トマト丸 北へ!

本と映画、日々の雑感、そしてすべての気の弱い人たちへのエールを

「ぼくはイエローでホワイトでちょっとブルー」 ブレイディみかこ 新潮社

世界一受けたい授業」を見てこの本に興味を持ち、書店で手に取った。「はじめに」を読んで、持ち帰ってじっくり読みたくなり、購入。

「おめえちょっとアンプの音量を落としてくれねえか」

「私の配偶者」のことばが、たぶん元は英語なんだろうが、ベランメエ口調になっている。

テレビを見ていない人もハイソな奥様のイギリス見聞記的なものではないらしいとここで気づくだろう。

著者の配偶者は、ロンドンの銀行職をリストラされた後、「子どもの頃にやりたいと思っていた仕事だから」と大型ダンプの運転手になった、とある。

そのことへのコメントが、「わりと思いきったことをする人である」の一文。

ここを読んで、この人は本物だと思った。

イギリス教育の優れたところ、著者が学んだことを過度に持ち上げることなく取り上げて論じている。イギリス社会の暗部も、抱えている課題も冷静に淡々と描いている。

それは個々の人間に対しても同じで、けっして貶めることなく、理想化することもなく、客観的に観て、でも温かい心を失うことなく描いている。

そうなんだ、と納得する。人にも社会にも明暗両方の部分があり、その中でみんな必死に前に進んだり日常を乗り切ったりしているのだ。
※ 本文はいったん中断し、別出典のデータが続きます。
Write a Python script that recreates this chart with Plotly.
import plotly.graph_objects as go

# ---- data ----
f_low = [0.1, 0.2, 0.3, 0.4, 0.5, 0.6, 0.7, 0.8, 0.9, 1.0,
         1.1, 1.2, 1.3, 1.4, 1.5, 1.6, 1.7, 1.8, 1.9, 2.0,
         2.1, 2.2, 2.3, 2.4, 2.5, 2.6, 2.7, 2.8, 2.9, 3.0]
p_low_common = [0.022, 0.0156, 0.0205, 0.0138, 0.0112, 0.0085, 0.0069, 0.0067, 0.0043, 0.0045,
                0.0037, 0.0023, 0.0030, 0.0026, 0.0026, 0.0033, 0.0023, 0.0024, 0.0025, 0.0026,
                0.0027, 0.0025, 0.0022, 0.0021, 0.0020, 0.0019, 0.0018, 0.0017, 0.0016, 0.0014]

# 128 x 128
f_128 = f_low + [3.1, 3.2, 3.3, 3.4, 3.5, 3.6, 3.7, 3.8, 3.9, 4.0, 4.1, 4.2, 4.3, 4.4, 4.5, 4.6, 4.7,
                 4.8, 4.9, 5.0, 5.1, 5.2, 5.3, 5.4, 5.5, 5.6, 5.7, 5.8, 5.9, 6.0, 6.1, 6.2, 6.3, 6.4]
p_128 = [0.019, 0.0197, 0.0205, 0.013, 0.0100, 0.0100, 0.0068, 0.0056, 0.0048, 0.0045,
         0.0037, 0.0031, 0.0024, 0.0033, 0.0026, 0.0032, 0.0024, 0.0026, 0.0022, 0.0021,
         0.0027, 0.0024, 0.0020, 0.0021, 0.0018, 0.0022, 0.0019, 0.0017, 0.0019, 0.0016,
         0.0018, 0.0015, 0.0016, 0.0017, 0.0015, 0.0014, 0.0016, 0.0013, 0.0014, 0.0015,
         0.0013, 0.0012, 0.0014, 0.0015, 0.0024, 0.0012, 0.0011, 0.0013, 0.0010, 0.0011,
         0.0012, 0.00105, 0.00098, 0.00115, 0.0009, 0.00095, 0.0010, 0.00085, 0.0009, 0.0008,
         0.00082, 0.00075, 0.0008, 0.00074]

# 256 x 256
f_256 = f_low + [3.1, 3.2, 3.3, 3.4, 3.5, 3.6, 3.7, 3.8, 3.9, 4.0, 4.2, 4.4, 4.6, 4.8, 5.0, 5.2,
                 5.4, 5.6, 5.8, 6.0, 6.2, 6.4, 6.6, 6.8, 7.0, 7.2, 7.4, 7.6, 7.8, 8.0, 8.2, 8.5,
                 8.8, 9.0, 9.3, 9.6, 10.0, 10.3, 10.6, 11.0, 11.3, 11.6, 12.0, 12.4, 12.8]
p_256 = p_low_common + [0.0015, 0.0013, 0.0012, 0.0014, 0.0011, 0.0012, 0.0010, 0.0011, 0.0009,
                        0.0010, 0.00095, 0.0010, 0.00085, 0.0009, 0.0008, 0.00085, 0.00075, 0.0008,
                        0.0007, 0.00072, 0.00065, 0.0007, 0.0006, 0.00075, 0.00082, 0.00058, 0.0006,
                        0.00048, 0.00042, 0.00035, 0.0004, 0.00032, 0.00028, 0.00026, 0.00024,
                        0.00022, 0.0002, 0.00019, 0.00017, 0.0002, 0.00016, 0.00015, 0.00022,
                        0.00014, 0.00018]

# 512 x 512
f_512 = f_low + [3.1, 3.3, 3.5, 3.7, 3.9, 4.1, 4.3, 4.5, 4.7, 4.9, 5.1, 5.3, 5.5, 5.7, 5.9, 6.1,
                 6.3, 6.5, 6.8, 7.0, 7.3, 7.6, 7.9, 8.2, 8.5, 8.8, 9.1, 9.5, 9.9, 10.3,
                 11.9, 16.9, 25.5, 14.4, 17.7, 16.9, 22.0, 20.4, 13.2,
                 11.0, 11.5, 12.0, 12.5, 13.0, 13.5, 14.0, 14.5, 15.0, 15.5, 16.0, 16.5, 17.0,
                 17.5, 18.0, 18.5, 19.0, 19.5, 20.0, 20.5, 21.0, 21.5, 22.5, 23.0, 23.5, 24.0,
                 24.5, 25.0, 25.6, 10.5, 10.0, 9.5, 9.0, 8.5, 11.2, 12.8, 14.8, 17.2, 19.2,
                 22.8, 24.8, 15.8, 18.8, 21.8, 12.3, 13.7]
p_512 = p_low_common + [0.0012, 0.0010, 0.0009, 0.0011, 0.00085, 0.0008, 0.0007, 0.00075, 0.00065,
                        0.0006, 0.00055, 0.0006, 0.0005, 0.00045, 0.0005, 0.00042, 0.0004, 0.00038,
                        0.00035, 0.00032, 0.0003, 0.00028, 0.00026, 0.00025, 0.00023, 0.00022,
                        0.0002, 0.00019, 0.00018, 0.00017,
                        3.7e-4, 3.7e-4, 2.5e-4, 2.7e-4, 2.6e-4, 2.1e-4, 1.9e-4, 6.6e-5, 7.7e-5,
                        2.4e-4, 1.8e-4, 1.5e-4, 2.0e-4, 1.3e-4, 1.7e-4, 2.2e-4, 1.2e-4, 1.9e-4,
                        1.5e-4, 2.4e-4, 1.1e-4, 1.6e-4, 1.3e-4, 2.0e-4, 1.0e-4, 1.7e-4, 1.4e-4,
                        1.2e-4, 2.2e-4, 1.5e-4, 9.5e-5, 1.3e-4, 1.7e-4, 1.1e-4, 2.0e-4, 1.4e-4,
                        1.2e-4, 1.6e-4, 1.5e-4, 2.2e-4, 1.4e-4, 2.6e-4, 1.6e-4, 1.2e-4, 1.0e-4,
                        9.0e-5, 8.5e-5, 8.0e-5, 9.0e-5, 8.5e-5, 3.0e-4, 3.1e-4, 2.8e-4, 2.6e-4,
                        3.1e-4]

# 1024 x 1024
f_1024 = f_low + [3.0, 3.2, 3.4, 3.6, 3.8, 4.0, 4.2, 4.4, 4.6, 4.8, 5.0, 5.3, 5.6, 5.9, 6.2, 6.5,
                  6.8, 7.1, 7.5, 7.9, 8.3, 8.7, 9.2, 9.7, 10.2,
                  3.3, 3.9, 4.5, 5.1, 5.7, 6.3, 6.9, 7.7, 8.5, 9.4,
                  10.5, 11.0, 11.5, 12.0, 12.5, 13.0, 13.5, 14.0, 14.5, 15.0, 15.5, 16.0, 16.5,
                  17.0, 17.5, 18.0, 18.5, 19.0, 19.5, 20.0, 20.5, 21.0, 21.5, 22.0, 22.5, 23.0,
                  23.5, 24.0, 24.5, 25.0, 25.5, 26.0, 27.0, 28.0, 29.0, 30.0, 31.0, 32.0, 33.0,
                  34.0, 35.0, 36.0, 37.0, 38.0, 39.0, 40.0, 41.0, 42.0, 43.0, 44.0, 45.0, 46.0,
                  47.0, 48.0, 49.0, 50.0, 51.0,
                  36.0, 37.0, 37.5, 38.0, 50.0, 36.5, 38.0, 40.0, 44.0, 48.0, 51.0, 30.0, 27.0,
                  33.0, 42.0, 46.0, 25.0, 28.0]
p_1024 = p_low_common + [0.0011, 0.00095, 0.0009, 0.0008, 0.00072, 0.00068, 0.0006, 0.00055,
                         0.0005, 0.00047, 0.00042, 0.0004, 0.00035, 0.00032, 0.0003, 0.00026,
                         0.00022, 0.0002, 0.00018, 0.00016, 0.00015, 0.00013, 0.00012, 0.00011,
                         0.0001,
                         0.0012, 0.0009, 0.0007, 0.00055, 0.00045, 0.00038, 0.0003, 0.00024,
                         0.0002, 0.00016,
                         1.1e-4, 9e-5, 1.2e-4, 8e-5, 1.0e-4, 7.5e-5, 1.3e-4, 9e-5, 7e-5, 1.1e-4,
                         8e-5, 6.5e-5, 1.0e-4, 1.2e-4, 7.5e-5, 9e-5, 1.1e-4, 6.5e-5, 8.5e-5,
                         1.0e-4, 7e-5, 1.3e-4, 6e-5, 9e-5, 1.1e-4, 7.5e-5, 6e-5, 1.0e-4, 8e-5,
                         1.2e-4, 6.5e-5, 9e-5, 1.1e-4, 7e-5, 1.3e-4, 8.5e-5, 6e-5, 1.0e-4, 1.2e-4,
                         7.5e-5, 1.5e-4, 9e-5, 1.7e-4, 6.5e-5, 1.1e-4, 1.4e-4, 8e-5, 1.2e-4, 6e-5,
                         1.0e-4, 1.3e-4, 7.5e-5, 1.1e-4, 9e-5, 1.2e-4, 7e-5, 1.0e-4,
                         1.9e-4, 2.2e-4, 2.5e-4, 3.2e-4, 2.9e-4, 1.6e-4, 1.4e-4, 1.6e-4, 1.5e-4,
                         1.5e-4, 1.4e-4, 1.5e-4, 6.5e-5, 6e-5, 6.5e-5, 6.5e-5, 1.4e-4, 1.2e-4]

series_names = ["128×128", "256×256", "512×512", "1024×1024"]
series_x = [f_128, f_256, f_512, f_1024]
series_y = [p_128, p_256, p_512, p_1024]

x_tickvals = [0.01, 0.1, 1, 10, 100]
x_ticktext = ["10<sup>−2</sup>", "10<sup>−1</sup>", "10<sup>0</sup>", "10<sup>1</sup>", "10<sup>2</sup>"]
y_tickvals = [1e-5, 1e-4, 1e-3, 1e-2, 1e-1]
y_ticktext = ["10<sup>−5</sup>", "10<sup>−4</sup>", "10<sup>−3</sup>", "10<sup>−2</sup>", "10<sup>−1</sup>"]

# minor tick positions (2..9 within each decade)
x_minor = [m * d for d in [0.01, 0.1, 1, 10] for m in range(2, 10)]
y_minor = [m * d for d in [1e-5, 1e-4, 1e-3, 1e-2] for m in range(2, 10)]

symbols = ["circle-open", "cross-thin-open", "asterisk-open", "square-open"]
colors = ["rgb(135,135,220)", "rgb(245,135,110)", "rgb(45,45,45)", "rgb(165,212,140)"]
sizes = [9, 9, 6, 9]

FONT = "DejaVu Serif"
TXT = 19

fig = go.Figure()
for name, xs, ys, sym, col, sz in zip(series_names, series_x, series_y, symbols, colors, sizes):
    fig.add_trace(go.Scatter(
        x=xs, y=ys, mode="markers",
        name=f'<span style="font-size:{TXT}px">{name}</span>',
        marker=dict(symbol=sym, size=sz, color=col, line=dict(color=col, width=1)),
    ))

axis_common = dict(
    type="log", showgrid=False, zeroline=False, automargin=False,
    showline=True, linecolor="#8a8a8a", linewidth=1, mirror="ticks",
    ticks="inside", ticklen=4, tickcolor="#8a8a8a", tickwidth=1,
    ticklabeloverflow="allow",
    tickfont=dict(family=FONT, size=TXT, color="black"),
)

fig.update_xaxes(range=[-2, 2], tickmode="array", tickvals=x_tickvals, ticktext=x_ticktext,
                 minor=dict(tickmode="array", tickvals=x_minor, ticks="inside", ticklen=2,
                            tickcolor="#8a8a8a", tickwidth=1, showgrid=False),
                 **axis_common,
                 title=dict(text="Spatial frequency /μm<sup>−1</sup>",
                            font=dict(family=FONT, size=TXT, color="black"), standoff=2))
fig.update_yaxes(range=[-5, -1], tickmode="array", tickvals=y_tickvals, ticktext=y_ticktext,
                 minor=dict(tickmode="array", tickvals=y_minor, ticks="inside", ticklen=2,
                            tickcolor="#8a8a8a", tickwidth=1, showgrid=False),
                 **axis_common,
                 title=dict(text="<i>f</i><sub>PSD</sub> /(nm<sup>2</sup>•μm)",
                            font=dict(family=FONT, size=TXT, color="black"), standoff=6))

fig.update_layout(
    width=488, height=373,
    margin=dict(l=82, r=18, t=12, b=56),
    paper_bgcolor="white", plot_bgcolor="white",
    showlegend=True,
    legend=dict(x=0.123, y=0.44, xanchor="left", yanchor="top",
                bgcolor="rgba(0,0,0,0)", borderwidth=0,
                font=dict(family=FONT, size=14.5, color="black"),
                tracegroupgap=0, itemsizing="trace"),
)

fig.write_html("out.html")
自分に都合よく期待して裏切られ怒ることもないし、理想化してあがめる必要もないんだな。

さて著者の息子さんは、優れた指導者のいる幼稚園からハイソなカソリックの小学校へ進んだが、中学校は彼女の言うところの「元底辺中学校」へ進学した。最底辺の学校であったのが教師たちの努力により音楽や学力で頭角を現しつつある学校だ。雰囲気も良くなって来ていた。

しかしその中学校は依然として「殺伐とした英国社会を反映する」「いじめもレイシズムも喧嘩もある」学校だ。
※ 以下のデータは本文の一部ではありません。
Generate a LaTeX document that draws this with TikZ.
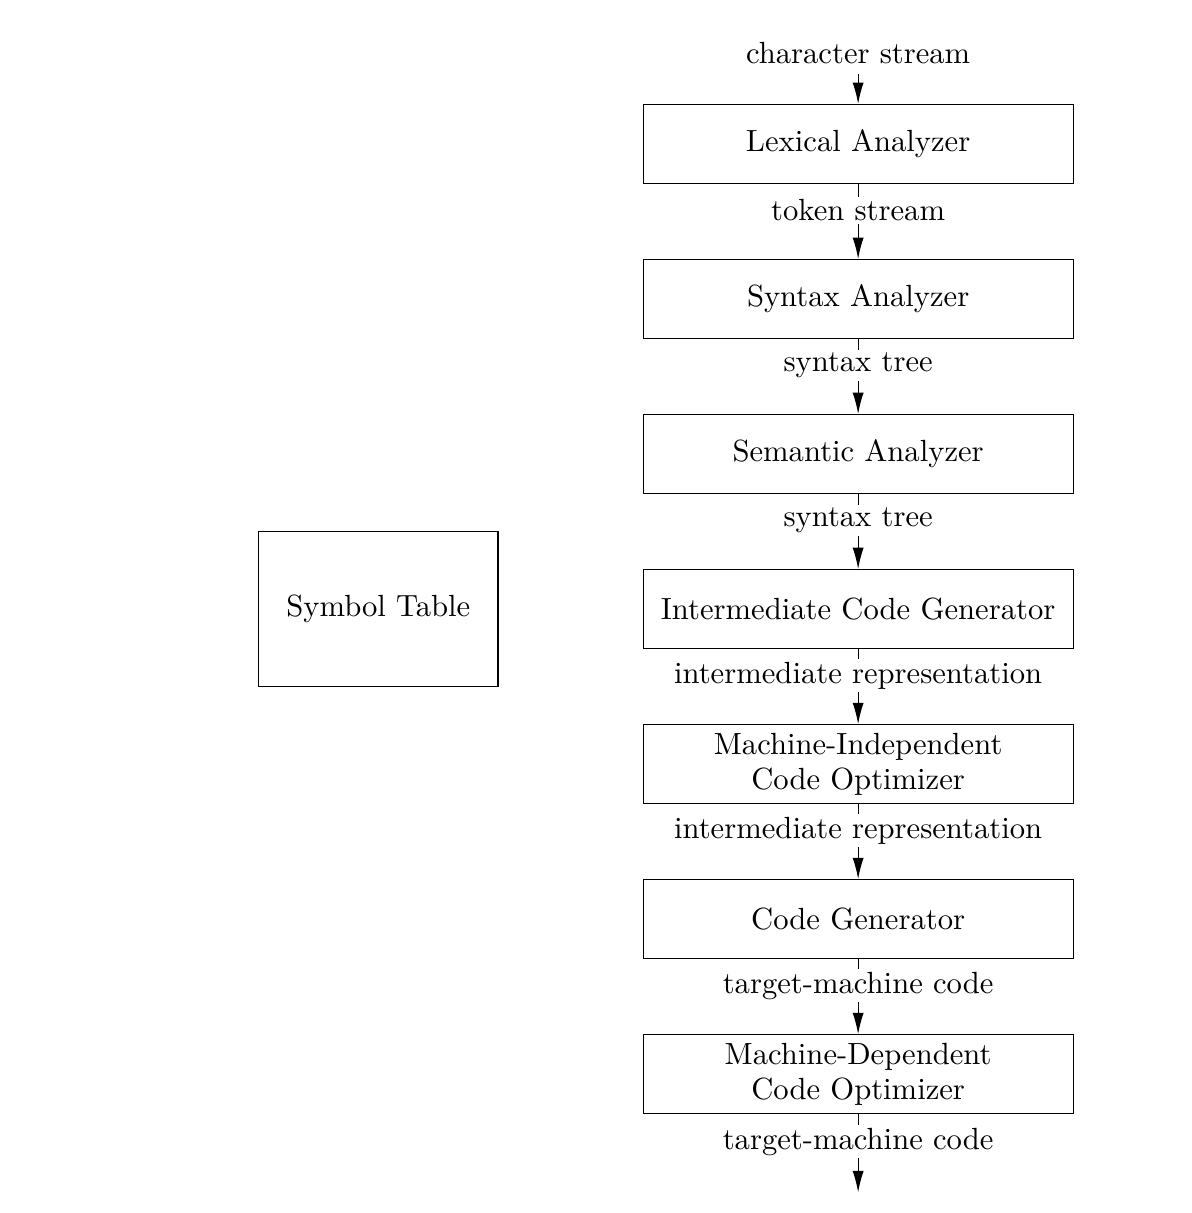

この本は、「どこから手をつけていいのか途方に暮れるような困難で複雑な時代に、そんな社会を色濃く反映しているスクールライフに無防備にぶち当たっていく」アイルランド人の父と日本人の母との間に生まれた少年の母による一年半の記録だ。

この本を読んでまず感じたのは、子どもにとってしっかりと安定した親の愛情がいかに支えになるかということだ。

貧乏な白人たちの中で数少ない有色人種として学校へ通い続けるのは大変なことだ。もちろん著者の息子自身の堅実な性格もあるが、やはり親の無条件の支えと開かれた視点が彼を大きくバックアップしていると思う。

同じような人種的マイノリティのダニエルの抱える困難さを見るとよく分かる。彼が親の持つ偏見を脱却することはなかなか難しい。容姿や才能に恵まれながらもその困難さは彼をいじめられる存在にしてしまうのだ。

文中でも触れられていたが、家庭は子どもの基地なのだ。

もう一つ取り上げたいと思うのは、シンパシーとエンパシーの相違について言及されている箇所。この違いを知らない人は、是非、75ページの説明を読むといいと思う。

sympathy は感情や行為や理解だが、empathy は努力や想像力を必要とする能力なのだ。

私はよく嫌われるし、「変わってる」と言われ拒否られることが多い。「変わってるわね」というのは通常ワルクチなのだ。

カフェに入って「いらっしゃいませ」と言われても五分で嫌われる。店員の私を見る目が険しくなる。

本を読む、友人と談笑するなどの行為は受け入れられるが、私のようなばあさんが猛然とノートを取りながら勉強したりしていると憎まれる(気がする)。普通はOKの「本を読む」でも、付箋を付けたりラインを引いたりしてるともう、不審者になってしまう。だが同じ勉強でも、高校生などが参考書を広げているのはかまわないようだ。

どこか違う=気に食わない=排斥する とどんどん事態は進行していく。

しかし私自身にしても、マスクを顎に引っ掛けてるというだけで嫌な奴だと思ってしまうのだ。(これは特に若い草食系の男子に多い気がする、偏見だけど)

嫌だと思えば嫌う、好きな相手にはやさしくする、自分に利益があればおもねる、これらの行為に特に努力は必要ない。何の苦もなく実行できることだ。

多様性のある社会を望むなら、自分とは「違う存在」を理解する努力が必要だ。その能力が知性というものではないかと思う。

empathy は努力して身に着ける必要がある。考える時間も必要だ。

この本には他にも思考を刺激する箇所がたくさんあった。繰り返し読みたい本だ。もちろん、読み物としても面白い。